The Mechanics of the Scarcity Feedback Loop

The fundamental differentiator between current market volatility and historical precedents is the exhaustion of the global buffer. In 1973, global spare capacity was concentrated and accessible; today, that buffer is a theoretical abstraction rather than an operational reality. This scarcity is driven by a decade of underinvestment in "long-cycle" upstream projects, where the capital expenditure required to maintain production levels has fallen below the depletion rate of existing fields.

This creates a Cost Function of Energy Insecurity, where the price of a barrel or a megawatt-hour is no longer tethered to the marginal cost of production, but to the "fear premium" of a total system outage. When the IEA notes that this crisis is "wider and more complex," they are referencing the breakdown of inter-fuel substitution. Historically, if gas prices spiked, industrial players switched to oil or coal. Currently, the simultaneous supply constriction across all three commodities has neutralized this arbitrage, locking the global economy into a high-cost environment with no exit ramp.

The Three Pillars of the Structural Deficit

To analyze the severity of this shift, one must categorize the disruptions into three specific layers of the energy value chain:

1. The Hydrocarbon Extraction Bottleneck
The primary constraint is not a lack of geological reserves, but a "Permitting and Pipe" crisis. Environmental, Social, and Governance (ESG) mandates have re-routed capital away from fossil fuel exploration, yet the deployment of renewable alternatives has not reached the threshold of base-load reliability. This creates a "valley of death" where the old system is being dismantled faster than the new system can be scaled. The result is a permanent state of under-supply.

2. The Geopolitical Weaponization of Midstream Infrastructure
The physical security of energy transit has shifted from a maritime concern (the Strait of Hormuz) to a terrestrial and subsea vulnerability. The destruction or throttling of pipelines represents a permanent loss of throughput that cannot be bypassed by simply changing suppliers. Shipping liquefied natural gas (LNG) is a capital-intensive, multi-year infrastructure play that lacks the elasticity of piped gas. This transition from "flexible pipes" to "rigid ships" introduces a massive logistics premium into the global price floor.

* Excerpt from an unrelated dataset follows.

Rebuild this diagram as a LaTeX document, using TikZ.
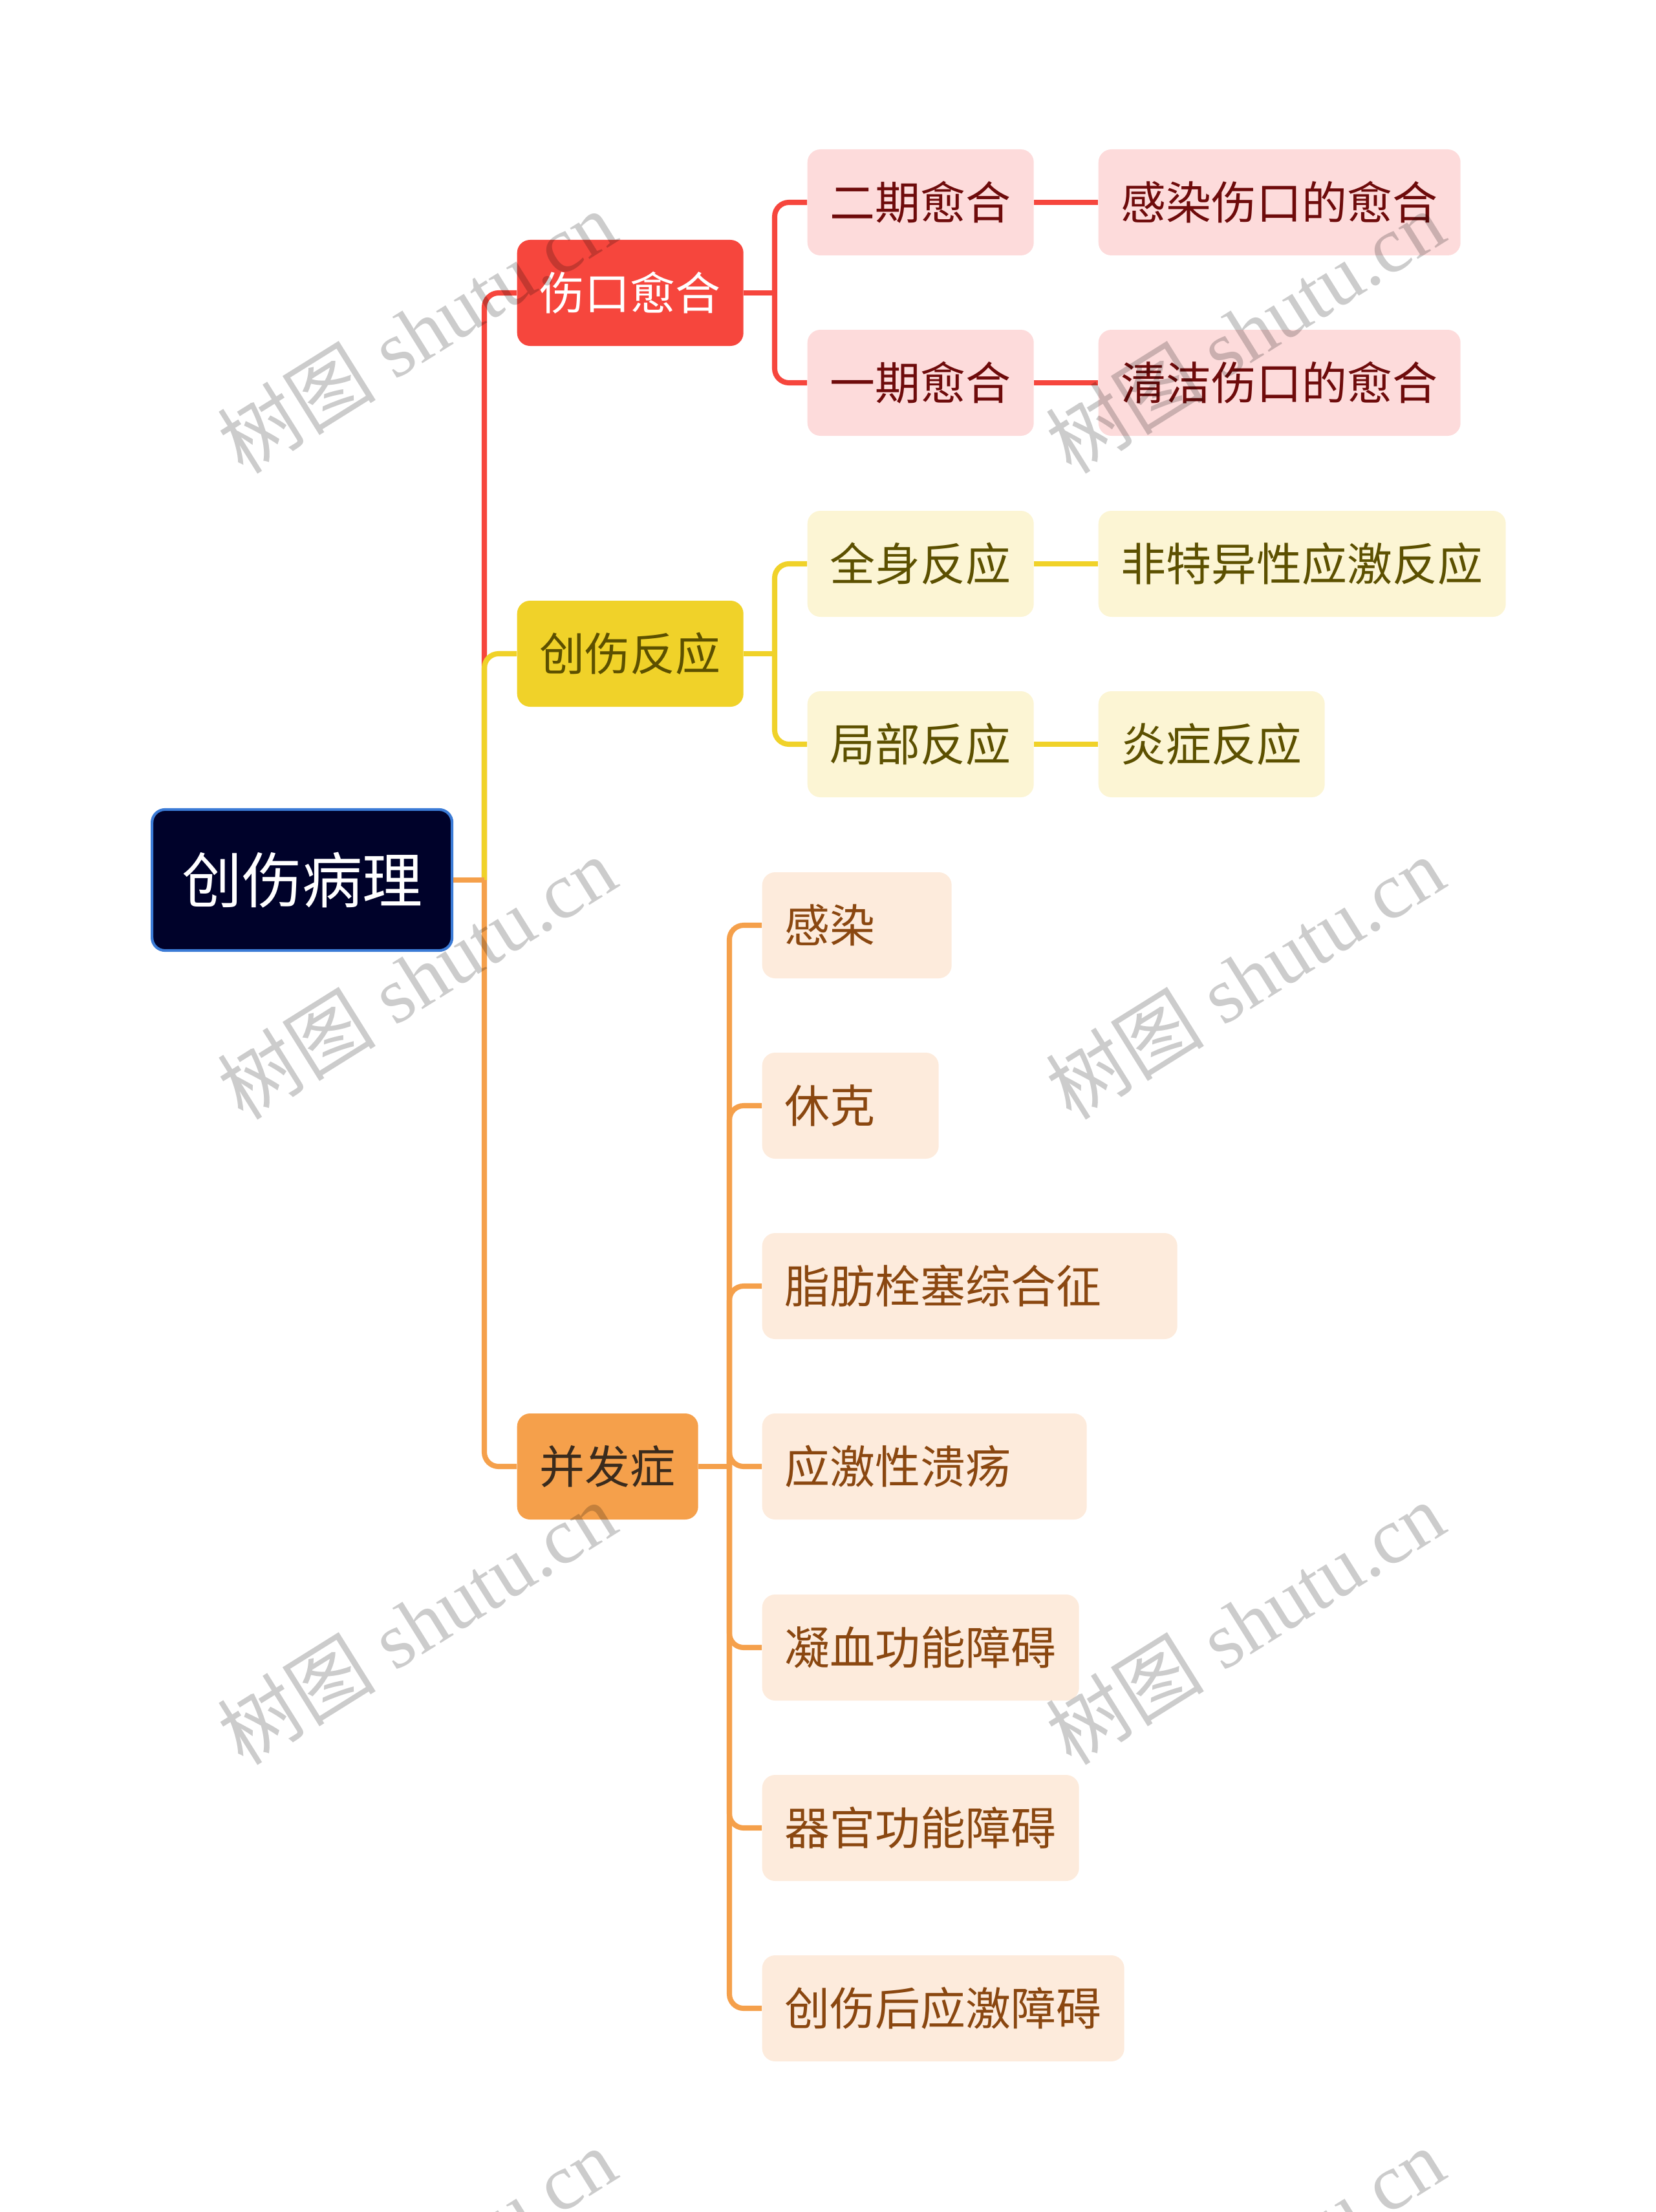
\documentclass[tikz,border=0pt]{standalone}
\usepackage{fontspec}
\setmainfont{Liberation Serif}
\newfontfamily\cjk{Noto Sans CJK SC}

\definecolor{rootfill}{HTML}{00022A}
\definecolor{rootline}{HTML}{3B7BD6}
\definecolor{redmain}{HTML}{F6463D}
\definecolor{redlight}{HTML}{FDDBDB}
\definecolor{redtext}{HTML}{6E0B0B}
\definecolor{yelmain}{HTML}{F0D229}
\definecolor{yellight}{HTML}{FCF5D4}
\definecolor{yeltext}{HTML}{5C5000}
\definecolor{ormain}{HTML}{F5A04B}
\definecolor{orlight}{HTML}{FDEBDC}
\definecolor{ortext}{HTML}{8A4710}
\definecolor{ordark}{HTML}{3A2B1D}

\tikzset{
  box/.style={rounded corners=0.2cm, anchor=west, inner xsep=0.35cm, inner ysep=0pt,
    minimum height=1.64cm, align=left, font=\cjk\fontsize{19.9pt}{24pt}\selectfont},
  rootbox/.style={box, fill=rootfill, draw=rootline, line width=1.2pt, text=white,
    inner xsep=0.46cm, minimum height=2.18cm, font=\cjk\fontsize{26.5pt}{30pt}\selectfont},
  redbox/.style={box, fill=redmain, text=white},
  redleaf/.style={box, fill=redlight, text=redtext},
  yelbox/.style={box, fill=yelmain, text=yeltext},
  yelleaf/.style={box, fill=yellight, text=yeltext},
  orbox/.style={box, fill=ormain, text=ordark},
  orleaf/.style={box, fill=orlight, text=ortext},
  redline/.style={draw=redmain, line width=2.3pt, rounded corners=0.22cm},
  yelline/.style={draw=yelmain, line width=2.3pt, rounded corners=0.22cm},
  orline/.style={draw=ormain, line width=2.3pt, rounded corners=0.22cm},
  wmark/.style={text=black, text opacity=0.2, font=\fontsize{35pt}{40pt}\selectfont, rotate=32}
}

\begin{document}
\begin{tikzpicture}
\useasboundingbox (0,0) rectangle (25.6,-34.21);

% root
\node[rootbox, text width=3.72cm] (root) at (2.33,-13.61) {创伤病理};

% first level
\node[redbox, text width=2.8cm] (wound) at (7.99,-4.53) {伤口愈合};
\node[yelbox, text width=2.8cm] (react) at (7.99,-10.11) {创伤反应};
\node[orbox, text width=2.1cm] (compl) at (7.99,-22.68) {并发症};

% wound healing
\node[redleaf, text width=2.8cm] (heal2) at (12.48,-3.13) {二期愈合};
\node[redleaf, text width=2.8cm] (heal1) at (12.48,-5.92) {一期愈合};
\node[redleaf, text width=4.9cm] (infect) at (16.98,-3.13) {感染伤口的愈合};
\node[redleaf, text width=4.9cm] (clean) at (16.98,-5.92) {清洁伤口的愈合};

% reactions
\node[yelleaf, text width=2.8cm] (whole) at (12.48,-8.72) {全身反应};
\node[yelleaf, text width=2.8cm] (local) at (12.48,-11.51) {局部反应};
\node[yelleaf, text width=5.6cm] (stress) at (16.98,-8.72) {非特异性应激反应};
\node[yelleaf, text width=2.8cm] (inflam) at (16.98,-11.51) {炎症反应};

% complications
\node[orleaf, text width=2.23cm] (c1) at (11.78,-14.31) {感染};
\node[orleaf, text width=2.03cm] (c2) at (11.78,-17.10) {休克};
\node[orleaf, text width=5.72cm] (c3) at (11.78,-19.89) {脂肪栓塞综合征};
\node[orleaf, text width=4.32cm] (c4) at (11.78,-22.68) {应激性溃疡};
\node[orleaf, text width=4.2cm] (c5) at (11.78,-25.48) {凝血功能障碍};
\node[orleaf, text width=4.2cm] (c6) at (11.78,-28.27) {器官功能障碍};
\node[orleaf, text width=4.9cm] (c7) at (11.78,-31.06) {创伤后应激障碍};

% junctions
\coordinate (rj) at (7.49,-13.61);
\coordinate (wj) at (11.98,-4.53);
\coordinate (tj) at (11.98,-10.11);
\coordinate (cj) at (11.28,-22.68);

% connectors
\draw[redline] (rj) |- (wound.west);
\draw[yelline] (rj) |- (react.west);
\draw[orline] (rj) |- (compl.west);
\draw[orline] (root.east) -- (rj);

\draw[redline] (wound.east) -- (wj);
\draw[redline] (wj) |- (heal2.west);
\draw[redline] (wj) |- (heal1.west);
\draw[redline] (heal2.east) -- (infect.west);
\draw[redline] (heal1.east) -- (clean.west);

\draw[yelline] (react.east) -- (tj);
\draw[yelline] (tj) |- (whole.west);
\draw[yelline] (tj) |- (local.west);
\draw[yelline] (whole.east) -- (stress.west);
\draw[yelline] (local.east) -- (inflam.west);

\draw[orline] (compl.east) -- (cj);
\foreach \c in {c1,c2,c3,c4,c5,c6,c7}
  \draw[orline] (cj) |- (\c.west);

% watermarks
\foreach \wx in {6.44,19.25}
  \foreach \wy in {-5.13,-15.12,-25.10,-35.09}
    \node[wmark] at (\wx,\wy) {{\cjk 树图} shutu.cn};
\end{tikzpicture}
\end{document}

3. The Metal-Intensity of the Transition
A hidden driver of this energy shock is the "Green Inflation" or "Greenflation" paradox. The technologies intended to solve the energy crisis—electric vehicles, wind turbines, and grid-scale batteries—require exponentially more minerals than their fossil fuel predecessors.

$$E_c = \sum (M_i \times P_i) + L_c$$

In this equation, $E_c$ represents the total energy cost of transition, where $M_i$ is the mass of specific minerals (copper, lithium, cobalt), $P_i$ is the price of those minerals, and $L_c$ is the logistical cost. As energy prices rise, the cost of mining and refining these minerals increases, which in turn raises the price of the renewable infrastructure, creating a recursive loop that delays the very transition meant to lower costs.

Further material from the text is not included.